## Objective
Write the records below out again exactly as given, with no images.

Records with drawing code:

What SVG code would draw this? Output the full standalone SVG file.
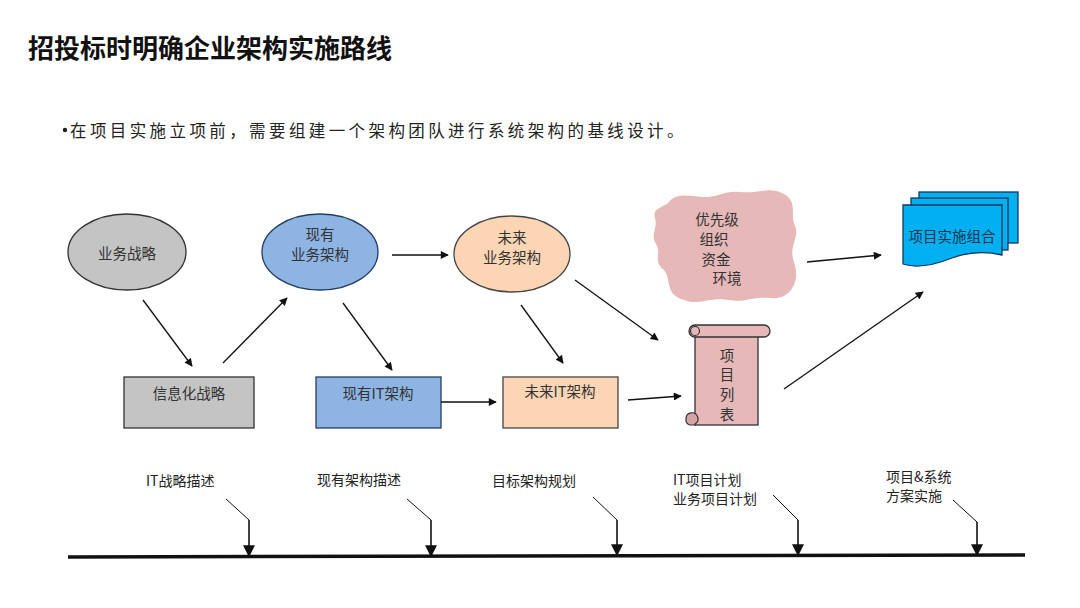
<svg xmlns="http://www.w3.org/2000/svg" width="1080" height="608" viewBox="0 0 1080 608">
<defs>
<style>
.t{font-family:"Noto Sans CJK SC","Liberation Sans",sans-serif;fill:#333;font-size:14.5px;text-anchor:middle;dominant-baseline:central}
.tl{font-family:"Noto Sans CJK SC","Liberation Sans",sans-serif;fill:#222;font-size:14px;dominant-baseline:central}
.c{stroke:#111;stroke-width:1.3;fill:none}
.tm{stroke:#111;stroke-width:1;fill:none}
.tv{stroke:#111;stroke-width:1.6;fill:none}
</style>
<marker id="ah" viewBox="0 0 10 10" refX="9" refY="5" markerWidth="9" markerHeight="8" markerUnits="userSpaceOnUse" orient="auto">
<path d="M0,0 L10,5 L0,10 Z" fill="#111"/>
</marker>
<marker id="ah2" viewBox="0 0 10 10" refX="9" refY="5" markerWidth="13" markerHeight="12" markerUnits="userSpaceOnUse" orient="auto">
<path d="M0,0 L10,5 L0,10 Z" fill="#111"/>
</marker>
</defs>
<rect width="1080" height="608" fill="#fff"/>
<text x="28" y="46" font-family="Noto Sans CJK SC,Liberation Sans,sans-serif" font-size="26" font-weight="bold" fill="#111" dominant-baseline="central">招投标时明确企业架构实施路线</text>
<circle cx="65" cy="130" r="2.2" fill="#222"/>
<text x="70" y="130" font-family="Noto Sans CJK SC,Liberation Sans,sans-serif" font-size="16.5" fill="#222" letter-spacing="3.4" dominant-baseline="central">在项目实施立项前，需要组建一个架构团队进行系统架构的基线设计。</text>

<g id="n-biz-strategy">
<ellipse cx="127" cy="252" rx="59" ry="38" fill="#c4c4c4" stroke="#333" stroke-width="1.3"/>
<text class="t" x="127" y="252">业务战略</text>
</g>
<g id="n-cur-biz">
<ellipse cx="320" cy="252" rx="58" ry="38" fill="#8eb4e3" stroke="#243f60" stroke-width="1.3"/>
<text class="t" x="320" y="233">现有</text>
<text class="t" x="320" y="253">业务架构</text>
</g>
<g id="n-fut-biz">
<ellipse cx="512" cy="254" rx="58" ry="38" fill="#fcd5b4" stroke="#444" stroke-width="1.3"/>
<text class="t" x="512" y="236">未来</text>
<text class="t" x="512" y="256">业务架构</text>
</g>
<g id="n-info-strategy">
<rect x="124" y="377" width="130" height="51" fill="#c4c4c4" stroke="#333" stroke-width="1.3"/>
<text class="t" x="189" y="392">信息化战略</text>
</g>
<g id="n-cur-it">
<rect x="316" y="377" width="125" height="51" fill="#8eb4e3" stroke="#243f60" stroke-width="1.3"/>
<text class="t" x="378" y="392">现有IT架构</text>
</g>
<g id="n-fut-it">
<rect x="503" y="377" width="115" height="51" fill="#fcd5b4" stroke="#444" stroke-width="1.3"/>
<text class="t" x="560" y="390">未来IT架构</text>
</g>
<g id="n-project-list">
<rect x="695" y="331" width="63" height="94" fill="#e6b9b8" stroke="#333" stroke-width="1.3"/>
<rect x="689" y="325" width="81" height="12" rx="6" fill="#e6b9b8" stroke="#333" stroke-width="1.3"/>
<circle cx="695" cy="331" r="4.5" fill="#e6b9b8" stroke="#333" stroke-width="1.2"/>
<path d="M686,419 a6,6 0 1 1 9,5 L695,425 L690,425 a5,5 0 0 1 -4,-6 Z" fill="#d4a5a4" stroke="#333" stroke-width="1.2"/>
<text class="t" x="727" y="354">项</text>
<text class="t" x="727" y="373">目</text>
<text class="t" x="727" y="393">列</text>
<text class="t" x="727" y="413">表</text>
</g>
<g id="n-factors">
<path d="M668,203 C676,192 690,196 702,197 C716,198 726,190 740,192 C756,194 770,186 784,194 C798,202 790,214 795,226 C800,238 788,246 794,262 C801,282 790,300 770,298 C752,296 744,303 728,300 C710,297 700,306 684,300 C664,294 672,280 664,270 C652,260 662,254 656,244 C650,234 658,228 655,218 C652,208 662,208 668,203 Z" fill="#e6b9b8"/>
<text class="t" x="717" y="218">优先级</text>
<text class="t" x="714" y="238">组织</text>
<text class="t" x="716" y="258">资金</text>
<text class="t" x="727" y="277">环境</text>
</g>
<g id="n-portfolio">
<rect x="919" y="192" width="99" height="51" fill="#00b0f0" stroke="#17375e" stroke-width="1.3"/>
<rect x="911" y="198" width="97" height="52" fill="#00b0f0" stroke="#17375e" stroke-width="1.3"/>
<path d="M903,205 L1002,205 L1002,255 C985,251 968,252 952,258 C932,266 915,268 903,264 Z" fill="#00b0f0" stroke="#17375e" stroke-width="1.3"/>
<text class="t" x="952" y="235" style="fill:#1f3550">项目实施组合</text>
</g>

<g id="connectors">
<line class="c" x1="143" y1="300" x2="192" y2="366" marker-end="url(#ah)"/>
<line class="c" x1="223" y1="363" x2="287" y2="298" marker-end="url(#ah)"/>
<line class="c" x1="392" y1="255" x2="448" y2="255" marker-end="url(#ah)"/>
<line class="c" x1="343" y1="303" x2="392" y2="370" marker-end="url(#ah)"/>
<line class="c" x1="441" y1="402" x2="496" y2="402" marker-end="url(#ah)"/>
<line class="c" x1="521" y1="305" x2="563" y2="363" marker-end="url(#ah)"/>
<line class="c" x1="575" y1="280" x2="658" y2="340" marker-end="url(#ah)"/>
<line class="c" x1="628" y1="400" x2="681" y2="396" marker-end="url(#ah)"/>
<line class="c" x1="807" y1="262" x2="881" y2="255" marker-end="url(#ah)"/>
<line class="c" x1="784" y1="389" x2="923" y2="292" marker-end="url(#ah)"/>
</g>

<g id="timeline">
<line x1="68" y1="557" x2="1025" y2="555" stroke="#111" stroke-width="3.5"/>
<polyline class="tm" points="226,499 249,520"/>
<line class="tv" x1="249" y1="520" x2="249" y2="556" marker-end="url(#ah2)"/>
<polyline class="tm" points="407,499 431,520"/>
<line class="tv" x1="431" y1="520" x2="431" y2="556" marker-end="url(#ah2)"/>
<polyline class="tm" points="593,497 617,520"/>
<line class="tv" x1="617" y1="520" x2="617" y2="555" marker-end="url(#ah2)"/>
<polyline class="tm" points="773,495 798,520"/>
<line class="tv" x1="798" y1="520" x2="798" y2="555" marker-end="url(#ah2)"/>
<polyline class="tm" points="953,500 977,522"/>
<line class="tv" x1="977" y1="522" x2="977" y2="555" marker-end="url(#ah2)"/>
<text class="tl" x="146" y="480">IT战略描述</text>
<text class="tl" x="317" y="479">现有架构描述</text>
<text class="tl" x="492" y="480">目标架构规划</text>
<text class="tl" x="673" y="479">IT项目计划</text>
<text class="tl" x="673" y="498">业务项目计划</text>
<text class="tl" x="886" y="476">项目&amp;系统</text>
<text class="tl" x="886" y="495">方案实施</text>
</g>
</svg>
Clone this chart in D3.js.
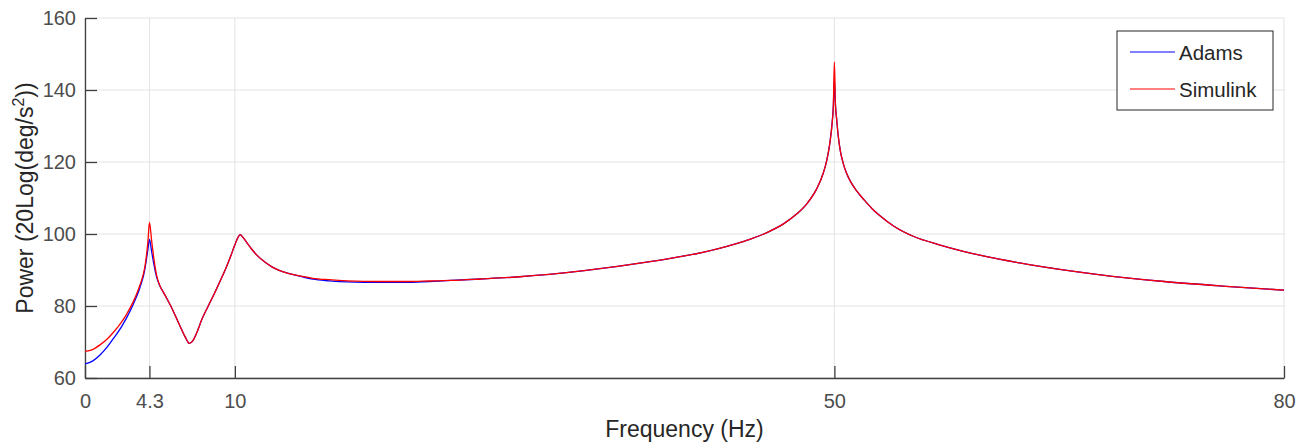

## Task answer
What SVG code would draw this? Output the full standalone SVG file.
<svg xmlns="http://www.w3.org/2000/svg" width="1080" height="608" viewBox="0 0 1080 608">
<defs>
<style>
.t{font-family:"Noto Sans CJK SC","Liberation Sans",sans-serif;fill:#333;font-size:14.5px;text-anchor:middle;dominant-baseline:central}
.tl{font-family:"Noto Sans CJK SC","Liberation Sans",sans-serif;fill:#222;font-size:14px;dominant-baseline:central}
.c{stroke:#111;stroke-width:1.3;fill:none}
.tm{stroke:#111;stroke-width:1;fill:none}
.tv{stroke:#111;stroke-width:1.6;fill:none}
</style>
<marker id="ah" viewBox="0 0 10 10" refX="9" refY="5" markerWidth="9" markerHeight="8" markerUnits="userSpaceOnUse" orient="auto">
<path d="M0,0 L10,5 L0,10 Z" fill="#111"/>
</marker>
<marker id="ah2" viewBox="0 0 10 10" refX="9" refY="5" markerWidth="13" markerHeight="12" markerUnits="userSpaceOnUse" orient="auto">
<path d="M0,0 L10,5 L0,10 Z" fill="#111"/>
</marker>
</defs>
<rect width="1080" height="608" fill="#fff"/>
<text x="28" y="46" font-family="Noto Sans CJK SC,Liberation Sans,sans-serif" font-size="26" font-weight="bold" fill="#111" dominant-baseline="central">招投标时明确企业架构实施路线</text>
<circle cx="65" cy="130" r="2.2" fill="#222"/>
<text x="70" y="130" font-family="Noto Sans CJK SC,Liberation Sans,sans-serif" font-size="16.5" fill="#222" letter-spacing="3.4" dominant-baseline="central">在项目实施立项前，需要组建一个架构团队进行系统架构的基线设计。</text>

<g id="n-biz-strategy">
<ellipse cx="127" cy="252" rx="59" ry="38" fill="#c4c4c4" stroke="#333" stroke-width="1.3"/>
<text class="t" x="127" y="252">业务战略</text>
</g>
<g id="n-cur-biz">
<ellipse cx="320" cy="252" rx="58" ry="38" fill="#8eb4e3" stroke="#243f60" stroke-width="1.3"/>
<text class="t" x="320" y="233">现有</text>
<text class="t" x="320" y="253">业务架构</text>
</g>
<g id="n-fut-biz">
<ellipse cx="512" cy="254" rx="58" ry="38" fill="#fcd5b4" stroke="#444" stroke-width="1.3"/>
<text class="t" x="512" y="236">未来</text>
<text class="t" x="512" y="256">业务架构</text>
</g>
<g id="n-info-strategy">
<rect x="124" y="377" width="130" height="51" fill="#c4c4c4" stroke="#333" stroke-width="1.3"/>
<text class="t" x="189" y="392">信息化战略</text>
</g>
<g id="n-cur-it">
<rect x="316" y="377" width="125" height="51" fill="#8eb4e3" stroke="#243f60" stroke-width="1.3"/>
<text class="t" x="378" y="392">现有IT架构</text>
</g>
<g id="n-fut-it">
<rect x="503" y="377" width="115" height="51" fill="#fcd5b4" stroke="#444" stroke-width="1.3"/>
<text class="t" x="560" y="390">未来IT架构</text>
</g>
<g id="n-project-list">
<rect x="695" y="331" width="63" height="94" fill="#e6b9b8" stroke="#333" stroke-width="1.3"/>
<rect x="689" y="325" width="81" height="12" rx="6" fill="#e6b9b8" stroke="#333" stroke-width="1.3"/>
<circle cx="695" cy="331" r="4.5" fill="#e6b9b8" stroke="#333" stroke-width="1.2"/>
<path d="M686,419 a6,6 0 1 1 9,5 L695,425 L690,425 a5,5 0 0 1 -4,-6 Z" fill="#d4a5a4" stroke="#333" stroke-width="1.2"/>
<text class="t" x="727" y="354">项</text>
<text class="t" x="727" y="373">目</text>
<text class="t" x="727" y="393">列</text>
<text class="t" x="727" y="413">表</text>
</g>
<g id="n-factors">
<path d="M668,203 C676,192 690,196 702,197 C716,198 726,190 740,192 C756,194 770,186 784,194 C798,202 790,214 795,226 C800,238 788,246 794,262 C801,282 790,300 770,298 C752,296 744,303 728,300 C710,297 700,306 684,300 C664,294 672,280 664,270 C652,260 662,254 656,244 C650,234 658,228 655,218 C652,208 662,208 668,203 Z" fill="#e6b9b8"/>
<text class="t" x="717" y="218">优先级</text>
<text class="t" x="714" y="238">组织</text>
<text class="t" x="716" y="258">资金</text>
<text class="t" x="727" y="277">环境</text>
</g>
<g id="n-portfolio">
<rect x="919" y="192" width="99" height="51" fill="#00b0f0" stroke="#17375e" stroke-width="1.3"/>
<rect x="911" y="198" width="97" height="52" fill="#00b0f0" stroke="#17375e" stroke-width="1.3"/>
<path d="M903,205 L1002,205 L1002,255 C985,251 968,252 952,258 C932,266 915,268 903,264 Z" fill="#00b0f0" stroke="#17375e" stroke-width="1.3"/>
<text class="t" x="952" y="235" style="fill:#1f3550">项目实施组合</text>
</g>

<g id="connectors">
<line class="c" x1="143" y1="300" x2="192" y2="366" marker-end="url(#ah)"/>
<line class="c" x1="223" y1="363" x2="287" y2="298" marker-end="url(#ah)"/>
<line class="c" x1="392" y1="255" x2="448" y2="255" marker-end="url(#ah)"/>
<line class="c" x1="343" y1="303" x2="392" y2="370" marker-end="url(#ah)"/>
<line class="c" x1="441" y1="402" x2="496" y2="402" marker-end="url(#ah)"/>
<line class="c" x1="521" y1="305" x2="563" y2="363" marker-end="url(#ah)"/>
<line class="c" x1="575" y1="280" x2="658" y2="340" marker-end="url(#ah)"/>
<line class="c" x1="628" y1="400" x2="681" y2="396" marker-end="url(#ah)"/>
<line class="c" x1="807" y1="262" x2="881" y2="255" marker-end="url(#ah)"/>
<line class="c" x1="784" y1="389" x2="923" y2="292" marker-end="url(#ah)"/>
</g>

<g id="timeline">
<line x1="68" y1="557" x2="1025" y2="555" stroke="#111" stroke-width="3.5"/>
<polyline class="tm" points="226,499 249,520"/>
<line class="tv" x1="249" y1="520" x2="249" y2="556" marker-end="url(#ah2)"/>
<polyline class="tm" points="407,499 431,520"/>
<line class="tv" x1="431" y1="520" x2="431" y2="556" marker-end="url(#ah2)"/>
<polyline class="tm" points="593,497 617,520"/>
<line class="tv" x1="617" y1="520" x2="617" y2="555" marker-end="url(#ah2)"/>
<polyline class="tm" points="773,495 798,520"/>
<line class="tv" x1="798" y1="520" x2="798" y2="555" marker-end="url(#ah2)"/>
<polyline class="tm" points="953,500 977,522"/>
<line class="tv" x1="977" y1="522" x2="977" y2="555" marker-end="url(#ah2)"/>
<text class="tl" x="146" y="480">IT战略描述</text>
<text class="tl" x="317" y="479">现有架构描述</text>
<text class="tl" x="492" y="480">目标架构规划</text>
<text class="tl" x="673" y="479">IT项目计划</text>
<text class="tl" x="673" y="498">业务项目计划</text>
<text class="tl" x="886" y="476">项目&amp;系统</text>
<text class="tl" x="886" y="495">方案实施</text>
</g>
</svg>
Clone this chart in D3.js.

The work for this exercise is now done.